A Depiction of the Jackson Assassination Attempt From Media of that Time.  Jackson is the Taller Figure Between the Columns.


The news papers of the day had soon informed the bulk of the nation about this occurrence, and public interest in the rare event of a double misfire was keen. The original explanation was that it must have been moisture in the air. Yet the public curiosity persisted. The pistols were obtained and tested by competent authorities of the day, and it was found that they both were reliable pistols that fired well each time they were tested.

Perhaps God moved to ensure the fate of a young nation. Or perhaps Jesus was unwilling to let tragedy enter the lives of Andrew Jackson's children - his 10 children - all adopted. Or maybe it was moisture....but even then, wouldn't it be God's moisture?

And maybe God was saving the soul of Andrew Jackson, who - after leaving the Presidency - became a member of a Presbyterian church in Nashville, Tennessee, near his home. The First Presbyterian Church of Nashville.
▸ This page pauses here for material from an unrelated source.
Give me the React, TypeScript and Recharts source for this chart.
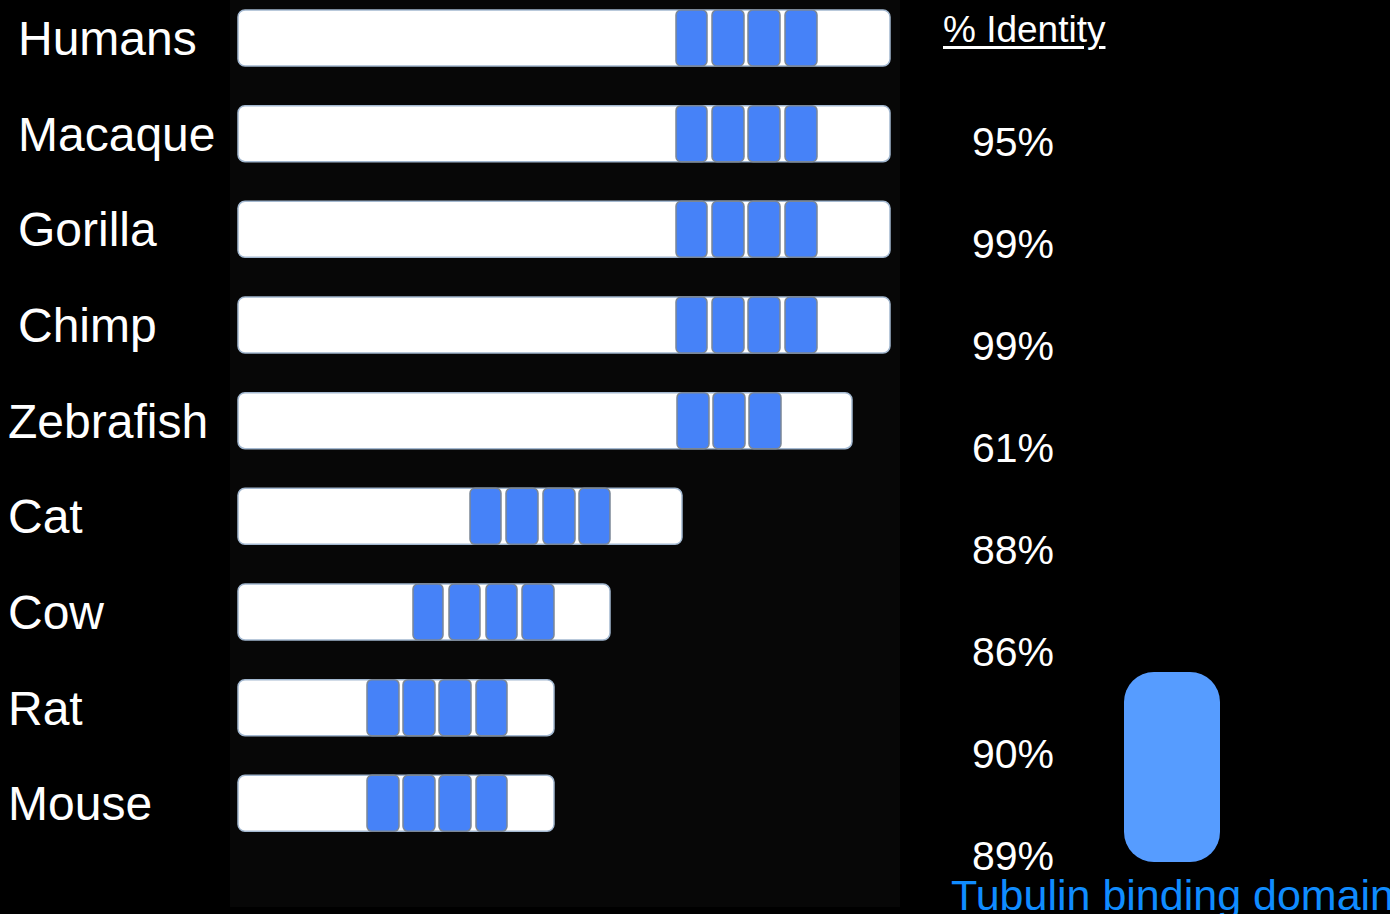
import { BarChart, Bar, XAxis, YAxis, CartesianGrid, Legend } from 'recharts';

// protein schematic, units = residues scaled to the drawing
const species = ['Humans', 'Macaque', 'Gorilla', 'Chimp', 'Zebrafish', 'Cat', 'Cow', 'Rat', 'Mouse'];
const proteinLength = [652, 652, 652, 652, 614, 444, 372, 316, 316];
const repeat1 = [[438, 469], [438, 469], [438, 469], [438, 469], [439, 471], [232, 263], [175, 205], [129, 161], [129, 161]];
const repeat2 = [[474, 506], [474, 506], [474, 506], [474, 506], [475, 507], [268, 300], [211, 242], [165, 197], [165, 197]];
const repeat3 = [[510, 542], [510, 542], [510, 542], [510, 542], [511, 543], [305, 337], [248, 279], [201, 233], [201, 233]];
const repeat4 = [[547, 579], [547, 579], [547, 579], [547, 579], null, [341, 372], [284, 316], [238, 269], [238, 269]];
const identity = [null, 95, 99, 99, 61, 88, 86, 90, 89];

const data = species.map((s, i) => ({
    species: s,
    protein: [0, proteinLength[i]],
    r1: repeat1[i],
    r2: repeat2[i],
    r3: repeat3[i],
    r4: repeat4[i],
}));

const FONT = '"Liberation Sans", Arial, sans-serif';
const DOMAIN_BLUE = '#4682f8';

const SpeciesTick = ({ y, payload, index }: any) => (
    <text x={index < 4 ? 18 : 8} y={y + 17} fill="#fff" fontSize={48} fontFamily={FONT} textAnchor="start">
        {payload.value}
    </text>
);

const IdentityTick = ({ x, y, index }: any) => {
    const v = identity[index];
    if (v == null) return null;
    return (
        <text x={x + 72} y={y + 14} fill="#fff" fontSize={41} fontFamily={FONT} textAnchor="start">
            {`${v}%`}
        </text>
    );
};

const DomainLegend = () => (
    <div style={{ position: 'relative', width: 450, height: 242, fontFamily: FONT }}>
        <div style={{
            position: 'absolute', left: 184, top: 0, width: 96, height: 190,
            borderRadius: 30, background: '#569cff'
        }} />
        <div style={{
            position: 'absolute', left: 11, top: 202, fontSize: 43, lineHeight: '43px',
            color: '#108cff', whiteSpace: 'nowrap'
        }}>
            Tubulin binding domain
        </div>
    </div>
);

export default function App() {
    const repeatProps = {
        yAxisId: 'names', fill: DOMAIN_BLUE, stroke: '#7b8796', strokeWidth: 1.5,
        radius: 5, barSize: 56, isAnimationActive: false,
    };
    return (
        <div style={{ position: 'absolute', left: 0, top: 0, width: 1390, height: 914, background: '#000', overflow: 'hidden' }}>
            <div style={{ position: 'absolute', left: 0, top: -11 }}>
                <BarChart width={1390} height={925} data={data} layout="vertical" barGap={-56}
                    margin={{ top: 0, right: 0, bottom: 7, left: 0 }}>
                    <CartesianGrid yAxisId="names" horizontal={false} vertical={false} fill="#070707" stroke="none" />
                    <XAxis type="number" domain={[-8, 662]} hide allowDataOverflow />
                    <YAxis yAxisId="names" type="category" dataKey="species" width={230} axisLine={false}
                        tickLine={false} interval={0} padding={{ top: 1, bottom: 56 }} tick={<SpeciesTick />} />
                    <YAxis yAxisId="identity" orientation="right" type="category" dataKey="species" width={490}
                        axisLine={false} tickLine={false} tickSize={0} tickMargin={0} interval={0}
                        tick={<IdentityTick />} />
                    <Legend layout="horizontal" verticalAlign="middle" align="center" content={<DomainLegend />}
                        wrapperStyle={{ left: 940, top: 683, width: 450, height: 242 }} />
                    <Bar yAxisId="names" dataKey="protein" fill="#fff" stroke="#a3b8d0" strokeWidth={1.5}
                        radius={7} barSize={56} isAnimationActive={false} />
                    <Bar dataKey="r1" {...repeatProps} />
                    <Bar dataKey="r2" {...repeatProps} />
                    <Bar dataKey="r3" {...repeatProps} />
                    <Bar dataKey="r4" {...repeatProps} />
                </BarChart>
            </div>
            <div style={{
                position: 'absolute', left: 943, top: 10, fontSize: 37, lineHeight: '40px',
                fontFamily: FONT, color: '#fff', textDecoration: 'underline', textUnderlineOffset: 4
            }}>
                % Identity
            </div>
        </div>
    );
}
But, like so many things, only God knows.

Andrew Jackson (affectionately known as Old Hickory) died in his old age at his home, 'The Hermitage', at the age of 78, from a combination of diseases.  Pictures of him (small ones) can be obtained for no more than $20.00 throughout the United States at the present time. 

Just to get a flavor for the man, here are some quotes attributed to Andrew Jackson:

It is a damn poor mind indeed which can't think of at least two ways to spell any word.

The Bible is the rock on which this Republic rests.

There are no necessary evils in government. Its evils exist only in its abuses.

Unless you become more watchful in your states and check the spirit of monopoly and thirst for exclusive privileges you will in the end find that... the control over your dearest interests has passed into the hands of these corporations.

The great constitutional corrective in the hands of the people against usurpation of power, or corruption by their agents is the right of suffrage; and this when used with calmness and deliberation will prove strong enough.

The planter, the farmer, the mechanic, and the laborer... form the great body of the people of the United States, they are the bone and sinew of the who love liberty and desire nothing but equal rights and equal laws.